> **Task material**:
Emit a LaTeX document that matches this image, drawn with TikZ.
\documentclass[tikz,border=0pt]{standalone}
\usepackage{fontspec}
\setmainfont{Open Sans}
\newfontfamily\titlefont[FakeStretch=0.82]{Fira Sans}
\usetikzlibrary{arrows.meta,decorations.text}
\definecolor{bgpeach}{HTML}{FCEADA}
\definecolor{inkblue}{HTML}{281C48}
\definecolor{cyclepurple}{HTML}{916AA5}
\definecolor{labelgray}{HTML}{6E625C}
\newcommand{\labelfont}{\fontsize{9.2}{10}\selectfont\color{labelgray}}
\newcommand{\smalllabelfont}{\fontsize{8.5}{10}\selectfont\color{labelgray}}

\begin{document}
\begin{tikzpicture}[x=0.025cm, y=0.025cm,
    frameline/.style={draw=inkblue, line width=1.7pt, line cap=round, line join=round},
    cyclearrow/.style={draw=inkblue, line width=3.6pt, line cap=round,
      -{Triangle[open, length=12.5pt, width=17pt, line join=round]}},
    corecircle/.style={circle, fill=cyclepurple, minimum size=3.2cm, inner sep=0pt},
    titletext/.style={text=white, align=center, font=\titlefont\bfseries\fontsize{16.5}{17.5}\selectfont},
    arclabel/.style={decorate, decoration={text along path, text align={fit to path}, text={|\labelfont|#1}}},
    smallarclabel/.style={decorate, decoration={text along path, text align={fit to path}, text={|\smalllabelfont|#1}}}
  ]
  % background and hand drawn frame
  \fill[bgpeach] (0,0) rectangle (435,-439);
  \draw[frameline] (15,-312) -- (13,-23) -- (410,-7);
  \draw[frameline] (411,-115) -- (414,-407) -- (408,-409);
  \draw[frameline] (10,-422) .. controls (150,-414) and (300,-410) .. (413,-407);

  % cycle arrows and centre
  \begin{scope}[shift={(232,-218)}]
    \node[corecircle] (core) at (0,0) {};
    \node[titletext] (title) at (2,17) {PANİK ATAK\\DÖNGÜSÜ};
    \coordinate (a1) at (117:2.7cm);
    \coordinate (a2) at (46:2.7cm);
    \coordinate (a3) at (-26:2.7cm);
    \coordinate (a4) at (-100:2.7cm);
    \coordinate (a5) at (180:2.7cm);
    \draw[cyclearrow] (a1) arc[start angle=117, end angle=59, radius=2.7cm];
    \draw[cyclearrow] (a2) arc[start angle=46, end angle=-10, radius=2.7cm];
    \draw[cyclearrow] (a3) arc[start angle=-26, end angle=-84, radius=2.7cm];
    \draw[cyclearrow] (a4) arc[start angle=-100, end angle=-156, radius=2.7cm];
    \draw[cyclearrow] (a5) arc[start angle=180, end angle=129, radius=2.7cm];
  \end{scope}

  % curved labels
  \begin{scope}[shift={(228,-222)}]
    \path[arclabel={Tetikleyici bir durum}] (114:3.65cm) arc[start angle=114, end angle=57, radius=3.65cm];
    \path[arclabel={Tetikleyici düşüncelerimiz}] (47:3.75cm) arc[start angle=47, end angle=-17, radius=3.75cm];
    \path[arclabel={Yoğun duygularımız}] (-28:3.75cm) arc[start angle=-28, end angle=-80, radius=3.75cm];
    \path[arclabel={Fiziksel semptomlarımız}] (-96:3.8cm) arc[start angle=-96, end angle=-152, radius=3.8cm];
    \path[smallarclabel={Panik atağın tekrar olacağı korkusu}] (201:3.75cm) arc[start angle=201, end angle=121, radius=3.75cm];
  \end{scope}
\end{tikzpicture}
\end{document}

* * *

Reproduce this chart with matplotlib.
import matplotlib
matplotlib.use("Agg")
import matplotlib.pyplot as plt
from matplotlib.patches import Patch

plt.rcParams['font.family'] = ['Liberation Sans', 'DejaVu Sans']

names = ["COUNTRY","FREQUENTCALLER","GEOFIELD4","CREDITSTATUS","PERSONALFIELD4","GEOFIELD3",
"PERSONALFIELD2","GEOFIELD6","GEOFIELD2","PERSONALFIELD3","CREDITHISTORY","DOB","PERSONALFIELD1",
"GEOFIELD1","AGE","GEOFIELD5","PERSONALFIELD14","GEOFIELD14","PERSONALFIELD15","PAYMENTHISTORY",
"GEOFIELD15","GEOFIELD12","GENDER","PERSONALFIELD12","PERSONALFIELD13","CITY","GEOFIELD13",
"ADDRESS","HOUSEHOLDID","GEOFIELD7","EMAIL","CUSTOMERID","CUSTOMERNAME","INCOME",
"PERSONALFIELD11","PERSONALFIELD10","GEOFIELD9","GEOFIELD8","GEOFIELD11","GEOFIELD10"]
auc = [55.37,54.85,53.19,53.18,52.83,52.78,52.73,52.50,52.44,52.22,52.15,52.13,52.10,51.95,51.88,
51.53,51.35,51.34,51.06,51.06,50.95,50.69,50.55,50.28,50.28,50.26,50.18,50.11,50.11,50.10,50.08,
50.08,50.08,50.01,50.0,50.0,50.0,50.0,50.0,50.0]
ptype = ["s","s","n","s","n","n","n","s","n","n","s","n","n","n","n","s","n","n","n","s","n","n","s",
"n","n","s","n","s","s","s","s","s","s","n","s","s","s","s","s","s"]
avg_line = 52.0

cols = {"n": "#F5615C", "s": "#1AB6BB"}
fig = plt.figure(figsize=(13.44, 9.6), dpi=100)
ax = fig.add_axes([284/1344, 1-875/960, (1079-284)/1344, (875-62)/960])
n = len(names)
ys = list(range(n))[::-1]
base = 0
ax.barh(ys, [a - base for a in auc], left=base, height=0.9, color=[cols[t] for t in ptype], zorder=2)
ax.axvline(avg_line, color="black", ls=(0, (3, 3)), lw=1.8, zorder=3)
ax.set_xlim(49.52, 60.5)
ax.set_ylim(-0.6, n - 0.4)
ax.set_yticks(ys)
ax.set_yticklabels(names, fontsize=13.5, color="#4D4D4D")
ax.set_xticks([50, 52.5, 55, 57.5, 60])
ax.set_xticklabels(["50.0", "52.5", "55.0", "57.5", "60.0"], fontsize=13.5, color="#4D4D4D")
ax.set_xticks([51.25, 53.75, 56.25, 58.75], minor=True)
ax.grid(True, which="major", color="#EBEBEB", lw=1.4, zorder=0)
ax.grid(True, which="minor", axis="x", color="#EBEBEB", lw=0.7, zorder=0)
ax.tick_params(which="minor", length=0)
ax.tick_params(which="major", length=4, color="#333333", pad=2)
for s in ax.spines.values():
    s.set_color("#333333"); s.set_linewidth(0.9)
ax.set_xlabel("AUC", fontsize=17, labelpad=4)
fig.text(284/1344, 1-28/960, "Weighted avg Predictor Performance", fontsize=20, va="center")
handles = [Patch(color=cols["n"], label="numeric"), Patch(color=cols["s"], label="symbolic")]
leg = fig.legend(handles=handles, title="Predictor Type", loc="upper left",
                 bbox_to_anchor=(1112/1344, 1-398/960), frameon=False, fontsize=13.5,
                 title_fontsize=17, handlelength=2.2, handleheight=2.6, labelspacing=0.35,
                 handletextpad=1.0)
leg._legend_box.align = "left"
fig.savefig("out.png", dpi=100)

> **Task goal**: Extract exactly and only the lines above from the line containing "Reproduce this chart with matplotlib." through the line containing "avg_line = 52.0", both end lines included.

> **Result below**:
Reproduce this chart with matplotlib.
import matplotlib
matplotlib.use("Agg")
import matplotlib.pyplot as plt
from matplotlib.patches import Patch

plt.rcParams['font.family'] = ['Liberation Sans', 'DejaVu Sans']

names = ["COUNTRY","FREQUENTCALLER","GEOFIELD4","CREDITSTATUS","PERSONALFIELD4","GEOFIELD3",
"PERSONALFIELD2","GEOFIELD6","GEOFIELD2","PERSONALFIELD3","CREDITHISTORY","DOB","PERSONALFIELD1",
"GEOFIELD1","AGE","GEOFIELD5","PERSONALFIELD14","GEOFIELD14","PERSONALFIELD15","PAYMENTHISTORY",
"GEOFIELD15","GEOFIELD12","GENDER","PERSONALFIELD12","PERSONALFIELD13","CITY","GEOFIELD13",
"ADDRESS","HOUSEHOLDID","GEOFIELD7","EMAIL","CUSTOMERID","CUSTOMERNAME","INCOME",
"PERSONALFIELD11","PERSONALFIELD10","GEOFIELD9","GEOFIELD8","GEOFIELD11","GEOFIELD10"]
auc = [55.37,54.85,53.19,53.18,52.83,52.78,52.73,52.50,52.44,52.22,52.15,52.13,52.10,51.95,51.88,
51.53,51.35,51.34,51.06,51.06,50.95,50.69,50.55,50.28,50.28,50.26,50.18,50.11,50.11,50.10,50.08,
50.08,50.08,50.01,50.0,50.0,50.0,50.0,50.0,50.0]
ptype = ["s","s","n","s","n","n","n","s","n","n","s","n","n","n","n","s","n","n","n","s","n","n","s",
"n","n","s","n","s","s","s","s","s","s","n","s","s","s","s","s","s"]
avg_line = 52.0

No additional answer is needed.